6. Scooter Gennett 2B Cincinnati Reds
In just two seasons in western Ohio, Gennett has transformed himself from a solid role player in Milwaukee to one of the best offensive second basemen in the league. Last year the 28-year-old hit .310 with 23 homers and 92 RBI while setting a new career high with a .357 OBP and eclipsing 30 doubles for the third time in his career. By all accounts the veteran is someone the Reds should want to keep around for the long haul, but in mid-February he expressed frustration over not receiving a contract extension, a potential rift to pay attention to as the summer unfolds.

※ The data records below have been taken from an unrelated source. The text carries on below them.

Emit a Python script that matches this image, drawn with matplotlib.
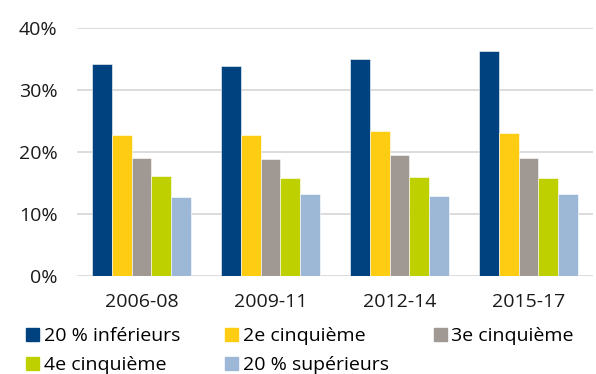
import matplotlib.pyplot as plt
import numpy as np
from matplotlib.patches import Patch

plt.rcParams['font.family'] = ['Open Sans', 'DejaVu Sans']

periods = ['2006-08', '2009-11', '2012-14', '2015-17']
series = ['20 % inférieurs', '2e cinquième', '3e cinquième', '4e cinquième', '20 % supérieurs']
colors = ['#00427f', '#ffcc14', '#a09893', '#bfd000', '#9db8d6']

bottom20 = [34.1, 33.9, 34.9, 36.3]
second = [22.8, 22.7, 23.4, 23.0]
third = [19.1, 18.9, 19.5, 19.0]
fourth = [16.1, 15.9, 16.0, 15.8]
top20 = [12.7, 13.3, 13.0, 13.2]
values = [bottom20, second, third, fourth, top20]

fig = plt.figure(figsize=(5.96, 3.74), dpi=100)
ax = fig.add_axes([0.129, 0.261, 0.866, 0.665])

x = np.arange(len(periods))
w = 0.153
for i, (vals, c) in enumerate(zip(values, colors)):
    ax.bar(x + (i - 2) * w, vals, width=w, color=c, edgecolor='white', linewidth=0.4, zorder=3)

ax.set_xlim(-0.5, len(periods) - 0.5)
ax.set_ylim(0, 40)
ax.set_yticks([0, 10, 20, 30, 40])
ax.set_yticklabels([f'{v}%' for v in [0, 10, 20, 30, 40]])
ax.set_xticks(x)
ax.set_xticklabels(periods)
ax.yaxis.grid(True, color='#d9d9d9', linewidth=1.3, zorder=0)
ax.tick_params(length=0, labelsize=14, colors='#1a1a1a')
ax.tick_params(axis='y', pad=14)
ax.tick_params(axis='x', pad=12)
for s in ax.spines.values():
    s.set_visible(False)

handles = [Patch(color=c, label=l) for c, l in zip(colors, series)]
order = [0, 3, 1, 4, 2]
fig.legend([handles[i] for i in order], [series[i] for i in order],
           ncol=3, loc='upper left', bbox_to_anchor=(26 / 596, 1 - 327 / 374),
           frameon=False, fontsize=14, handlelength=0.67, handleheight=0.67,
           handletextpad=0.25, columnspacing=2.3, labelspacing=0.58,
           borderpad=0, borderaxespad=0)

fig.savefig('out.png', dpi=100)
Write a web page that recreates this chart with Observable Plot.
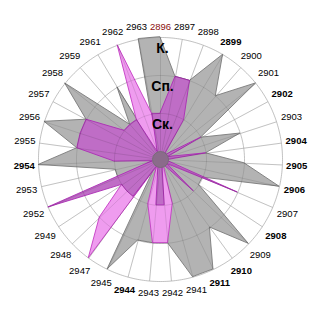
<!DOCTYPE html>
<html><head><meta charset="utf-8">
<script src="https://cdn.jsdelivr.net/npm/d3@7"></script>
<script src="https://cdn.jsdelivr.net/npm/@observablehq/plot@0.6"></script>
<style>
html,body{margin:0;padding:0;background:#fff;}
#chart{width:320px;height:320px;overflow:hidden;}
svg{font-family:"Liberation Sans",Arial,sans-serif;}
</style></head><body><div id="chart"></div>
<script>
const categories = ["2896","2897","2898","2899","2900","2901","2902","2903","2904","2905","2906","2907","2908","2909","2910","2911","2941","2942","2943","2944","2945","2947","2948","2949","2952","2953","2954","2955","2956","2957","2958","2959","2961","2962","2963"];
const grayLevels   = [3,2,2,3,2,3,1,2,1,2,3,1,1,3,2,3,3,2,2,2,3,0,1,1,1,1,3,2,3,2,3,1,2,0,3];
const pinkLevels   = [0,0,0,0,0,0,0,0,0,0,0,0,0,0,0,0,1,2,2,1,0,3,2,1,1,0,0,0,0,0,0,0,1,3,1];
const purpleLevels = [1,2,2,1,0,0,1,0,1,0,0,2,0,1,0,0,0,1,1,0,0,1,1,1,3,0,1,2,2,2,1,1,1,0,1];
const boldLabels = ["2899","2902","2904","2905","2906","2908","2910","2911","2944","2954"];
const redLabels = ["2896"];
const levelValues = [1,2,3];
const levelLabels = ["Ск.","Сп.","К."];

const n = categories.length;
const R = 122; // outer radius in px (1 degree of the projection)
const angle = c => categories.indexOf(c) * 2 * Math.PI / n;
const lon = c => 180 - categories.indexOf(c) * 360 / n;
const rad = d3.scaleLinear().domain([0, 3]).range([8 / R, 1]);
const lat = v => 90 - rad(v);
const labelLat = c => { const a = angle(c); return 90 - (126 + 10 * Math.abs(Math.sin(a)) + 7 * Math.abs(Math.cos(a))) / R; };
const series = levels => categories.map((c, i) => ({key: c, value: levels[i]}));

const areaOpts = (fill, stroke) => ({
  x1: d => lon(d.key), y1: d => lat(d.value), x2: () => 0, y2: () => 90,
  curve: "linear-closed", fill, stroke, strokeWidth: 0.9
});

const chart = Plot.plot({
  width: 320, height: 320,
  margin: 0,
  projection: {type: "azimuthal-equidistant", rotate: [0, -90], domain: d3.geoCircle().center([0, 90]).radius(1)(),
               insetLeft: 38, insetRight: 38, insetTop: 37, insetBottom: 39},
  marks: [
    Plot.geo(levelValues, {geometry: v => d3.geoCircle().center([0, 90]).radius(rad(v)).precision(1)(), fill: "none", stroke: "#d9d9d9", strokeWidth: 1}),
    Plot.link(categories, {x1: lon, y1: () => 90, x2: lon, y2: () => lat(3), stroke: "#d9d9d9", strokeWidth: 1}),
    Plot.area(series(grayLevels), areaOpts("#b3b3b3", "#7a7a7a")),
    Plot.area(series(pinkLevels), areaOpts("#ef9cef", "#c43cc4")),
    Plot.area(series(purpleLevels), areaOpts("#bf6dc6", "#ac2cb4")),
    Plot.geo(levelValues, {geometry: v => d3.geoCircle().center([0, 90]).radius(rad(v)).precision(1)(), fill: "none", stroke: "#000", strokeOpacity: 0.1}),
    Plot.link(categories, {x1: lon, y1: () => 90, x2: lon, y2: () => lat(3), stroke: "#000", strokeOpacity: 0.1}),
    Plot.dot([0], {x: () => 0, y: () => 90, r: 8, fill: "#8b6b8b", stroke: "#6e6e6e", strokeWidth: 0.8}),
    Plot.text(categories, {filter: c => !boldLabels.includes(c) && !redLabels.includes(c), x: lon, y: labelLat, text: c => c, fontSize: 9.5, fill: "#000"}),
    Plot.text(categories, {filter: c => boldLabels.includes(c), x: lon, y: labelLat, text: c => c, fontSize: 9.5, fontWeight: "bold", fill: "#000"}),
    Plot.text(categories, {filter: c => redLabels.includes(c), x: lon, y: labelLat, text: c => c, fontSize: 9.5, fill: "#8b1010"}),
    Plot.text(levelValues, {x: () => 180, y: v => lat(v - 0.28), text: (v, i) => levelLabels[i], fontSize: 14, fontWeight: "bold", fill: "#000", lineAnchor: "middle", dx: 2})
  ]
});
document.getElementById("chart").appendChild(chart);
</script>
</body></html>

7. Marcell Ozuna OF St. Louis Cardinals
When the Marlins were selling off everyone and everything that wasn’t nailed down prior to last season, the Cardinals were happy to swoop in and take the right-handed-hitting Ozuna off their hands. The Dominican Republic native had just completed a season that had watched him hit .313 with 37 homers and 124 RBI while earning a trip to his second straight All-Star Game, taking home his first Silver Slugger award and even winning his first Gold Glove. St. Louis fantasized about adding that type of production to the middle of its lineup, but unfortunately it took the veteran some time to get used to his new surroundings. When all was said and done, Ozuna’s numbers slid to .280 with 23 homers and 88 RBI, still solid but not what the Cardinals were expecting. Entering Year 2 in Missouri, this lineup is now home to slugging first baseman Paul Goldschmidt, who will take pressure off Ozuna to be the premier right-handed bat and, in theory, add a substantial amount of RBI opportunities. It should come as no surprise if the 28-year-old delivers a monster season.